» Task brief
In the data below, find every line with the string "that" and pull it out.

» Exercise material
_ _ _ _ _
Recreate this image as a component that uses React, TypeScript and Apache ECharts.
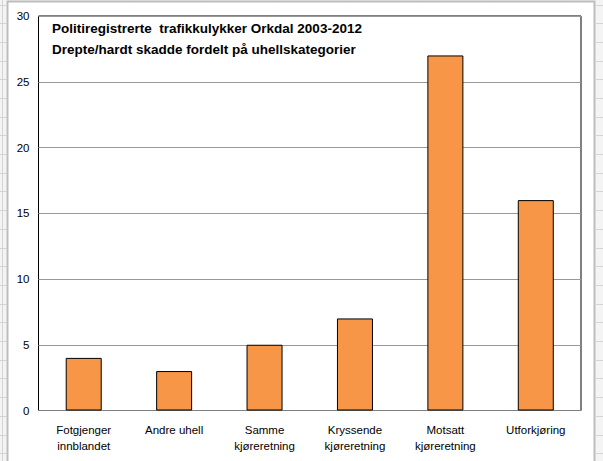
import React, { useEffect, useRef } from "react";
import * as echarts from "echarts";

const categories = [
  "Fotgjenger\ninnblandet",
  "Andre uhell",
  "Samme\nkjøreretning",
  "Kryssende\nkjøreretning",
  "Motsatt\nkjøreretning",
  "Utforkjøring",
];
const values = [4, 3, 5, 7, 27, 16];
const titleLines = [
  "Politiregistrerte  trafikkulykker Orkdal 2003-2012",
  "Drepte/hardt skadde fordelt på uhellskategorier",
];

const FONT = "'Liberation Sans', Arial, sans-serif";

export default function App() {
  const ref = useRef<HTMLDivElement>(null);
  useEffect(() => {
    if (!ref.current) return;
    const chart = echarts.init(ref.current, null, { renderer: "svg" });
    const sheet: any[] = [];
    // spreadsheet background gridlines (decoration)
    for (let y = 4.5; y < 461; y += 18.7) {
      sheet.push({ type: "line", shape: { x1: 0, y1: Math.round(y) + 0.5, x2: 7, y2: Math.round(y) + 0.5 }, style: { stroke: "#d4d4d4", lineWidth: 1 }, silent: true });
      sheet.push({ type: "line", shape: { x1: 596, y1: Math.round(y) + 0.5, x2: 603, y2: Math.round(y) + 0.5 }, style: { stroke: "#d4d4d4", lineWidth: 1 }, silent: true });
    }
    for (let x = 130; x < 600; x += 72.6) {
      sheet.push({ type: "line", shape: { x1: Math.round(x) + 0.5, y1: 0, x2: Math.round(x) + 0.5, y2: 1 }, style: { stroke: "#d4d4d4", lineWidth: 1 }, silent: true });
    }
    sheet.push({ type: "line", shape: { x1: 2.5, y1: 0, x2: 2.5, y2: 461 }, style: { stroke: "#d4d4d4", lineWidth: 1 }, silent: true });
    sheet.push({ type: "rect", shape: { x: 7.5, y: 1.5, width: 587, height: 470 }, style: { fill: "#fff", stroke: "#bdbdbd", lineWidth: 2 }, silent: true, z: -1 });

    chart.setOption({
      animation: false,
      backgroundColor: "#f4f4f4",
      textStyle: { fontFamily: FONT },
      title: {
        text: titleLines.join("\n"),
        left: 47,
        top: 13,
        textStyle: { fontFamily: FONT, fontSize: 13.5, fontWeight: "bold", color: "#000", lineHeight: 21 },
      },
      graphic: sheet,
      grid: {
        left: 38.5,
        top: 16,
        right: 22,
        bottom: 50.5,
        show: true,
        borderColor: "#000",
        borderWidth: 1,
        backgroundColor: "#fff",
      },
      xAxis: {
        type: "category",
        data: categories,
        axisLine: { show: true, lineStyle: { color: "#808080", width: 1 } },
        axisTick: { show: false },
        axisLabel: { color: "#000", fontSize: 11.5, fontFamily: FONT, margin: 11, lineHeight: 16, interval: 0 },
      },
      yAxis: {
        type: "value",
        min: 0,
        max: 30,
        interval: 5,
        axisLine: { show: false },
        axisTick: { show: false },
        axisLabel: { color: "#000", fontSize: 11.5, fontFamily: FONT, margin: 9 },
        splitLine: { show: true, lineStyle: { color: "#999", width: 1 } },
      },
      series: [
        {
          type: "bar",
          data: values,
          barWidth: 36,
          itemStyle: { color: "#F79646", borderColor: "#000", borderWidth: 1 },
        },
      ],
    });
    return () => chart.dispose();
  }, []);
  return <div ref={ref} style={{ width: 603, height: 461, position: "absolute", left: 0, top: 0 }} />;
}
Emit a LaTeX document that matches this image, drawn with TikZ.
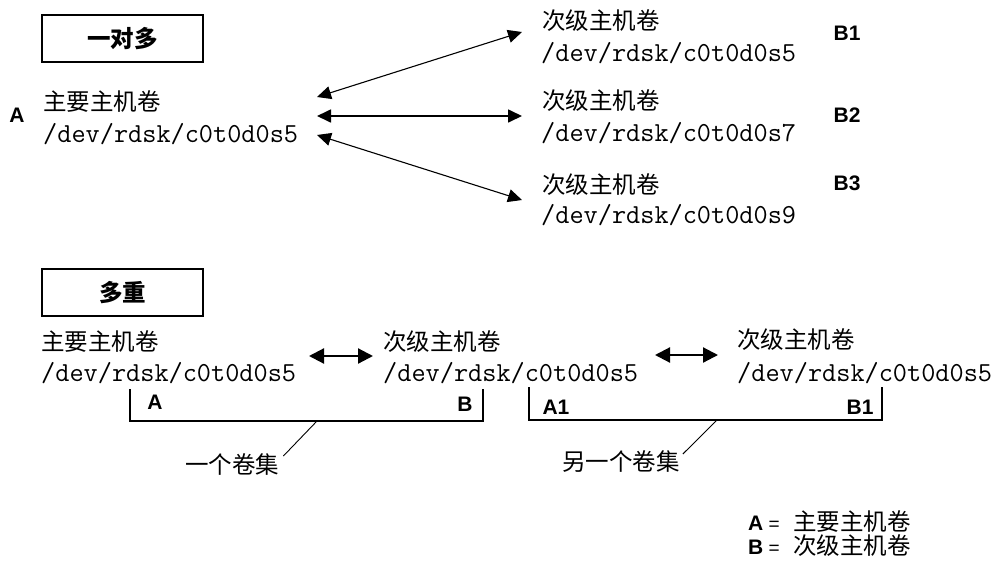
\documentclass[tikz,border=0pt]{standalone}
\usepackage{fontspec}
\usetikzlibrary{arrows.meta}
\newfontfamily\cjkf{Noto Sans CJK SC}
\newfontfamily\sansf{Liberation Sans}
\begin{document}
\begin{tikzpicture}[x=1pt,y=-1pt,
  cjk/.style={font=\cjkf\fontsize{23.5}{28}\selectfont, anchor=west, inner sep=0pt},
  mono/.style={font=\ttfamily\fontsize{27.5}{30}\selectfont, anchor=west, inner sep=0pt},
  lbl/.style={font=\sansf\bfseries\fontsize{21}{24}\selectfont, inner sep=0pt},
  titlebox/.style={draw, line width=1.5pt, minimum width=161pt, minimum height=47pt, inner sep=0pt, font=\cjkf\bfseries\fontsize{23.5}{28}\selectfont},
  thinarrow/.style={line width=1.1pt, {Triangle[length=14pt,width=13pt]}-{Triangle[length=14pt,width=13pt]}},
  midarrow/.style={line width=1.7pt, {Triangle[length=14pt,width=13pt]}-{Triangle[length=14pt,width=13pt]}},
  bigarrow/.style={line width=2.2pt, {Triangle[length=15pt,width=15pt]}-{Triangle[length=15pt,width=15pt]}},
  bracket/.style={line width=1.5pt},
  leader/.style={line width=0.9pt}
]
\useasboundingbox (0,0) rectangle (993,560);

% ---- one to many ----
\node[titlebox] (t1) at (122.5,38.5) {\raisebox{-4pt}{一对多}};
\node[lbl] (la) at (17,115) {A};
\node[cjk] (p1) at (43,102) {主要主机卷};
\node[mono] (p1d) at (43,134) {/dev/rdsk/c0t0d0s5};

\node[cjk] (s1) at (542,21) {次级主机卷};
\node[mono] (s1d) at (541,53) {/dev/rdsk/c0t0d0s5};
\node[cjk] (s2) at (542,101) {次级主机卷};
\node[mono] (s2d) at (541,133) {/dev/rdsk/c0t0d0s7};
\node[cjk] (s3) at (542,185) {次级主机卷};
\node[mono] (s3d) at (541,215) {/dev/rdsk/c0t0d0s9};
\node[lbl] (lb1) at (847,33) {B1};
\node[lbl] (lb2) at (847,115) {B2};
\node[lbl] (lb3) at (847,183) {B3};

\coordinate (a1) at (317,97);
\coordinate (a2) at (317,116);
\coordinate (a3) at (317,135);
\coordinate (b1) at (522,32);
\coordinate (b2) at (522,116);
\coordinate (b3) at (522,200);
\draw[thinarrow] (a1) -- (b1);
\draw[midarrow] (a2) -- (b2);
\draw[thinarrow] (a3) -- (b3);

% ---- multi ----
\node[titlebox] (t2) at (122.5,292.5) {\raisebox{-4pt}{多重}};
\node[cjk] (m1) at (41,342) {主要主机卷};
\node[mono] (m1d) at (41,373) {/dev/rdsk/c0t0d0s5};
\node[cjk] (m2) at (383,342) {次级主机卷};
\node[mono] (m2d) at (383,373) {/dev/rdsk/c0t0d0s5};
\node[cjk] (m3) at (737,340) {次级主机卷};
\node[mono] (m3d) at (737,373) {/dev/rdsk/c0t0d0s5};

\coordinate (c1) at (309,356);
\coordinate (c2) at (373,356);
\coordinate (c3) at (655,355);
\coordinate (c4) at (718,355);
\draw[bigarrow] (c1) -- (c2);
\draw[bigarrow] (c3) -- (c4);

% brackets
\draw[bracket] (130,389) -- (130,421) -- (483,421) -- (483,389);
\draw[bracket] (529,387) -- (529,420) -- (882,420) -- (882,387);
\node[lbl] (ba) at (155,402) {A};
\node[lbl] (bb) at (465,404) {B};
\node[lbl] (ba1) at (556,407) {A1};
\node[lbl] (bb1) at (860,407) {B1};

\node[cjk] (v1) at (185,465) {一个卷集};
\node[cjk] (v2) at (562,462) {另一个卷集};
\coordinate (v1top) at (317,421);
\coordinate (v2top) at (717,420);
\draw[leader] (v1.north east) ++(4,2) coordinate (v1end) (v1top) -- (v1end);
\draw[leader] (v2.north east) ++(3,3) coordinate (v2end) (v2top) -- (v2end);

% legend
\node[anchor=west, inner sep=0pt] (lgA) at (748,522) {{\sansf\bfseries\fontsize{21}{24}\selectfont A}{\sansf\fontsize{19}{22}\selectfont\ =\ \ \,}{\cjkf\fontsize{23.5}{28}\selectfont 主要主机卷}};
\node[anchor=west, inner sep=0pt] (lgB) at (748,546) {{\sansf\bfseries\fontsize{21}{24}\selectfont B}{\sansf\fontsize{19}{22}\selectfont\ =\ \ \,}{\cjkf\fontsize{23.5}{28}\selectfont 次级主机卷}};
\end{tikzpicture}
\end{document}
_ _ _ _ _
» Solution to this problem
Recreate this image as a component that uses React, TypeScript and Apache ECharts.
Emit a LaTeX document that matches this image, drawn with TikZ.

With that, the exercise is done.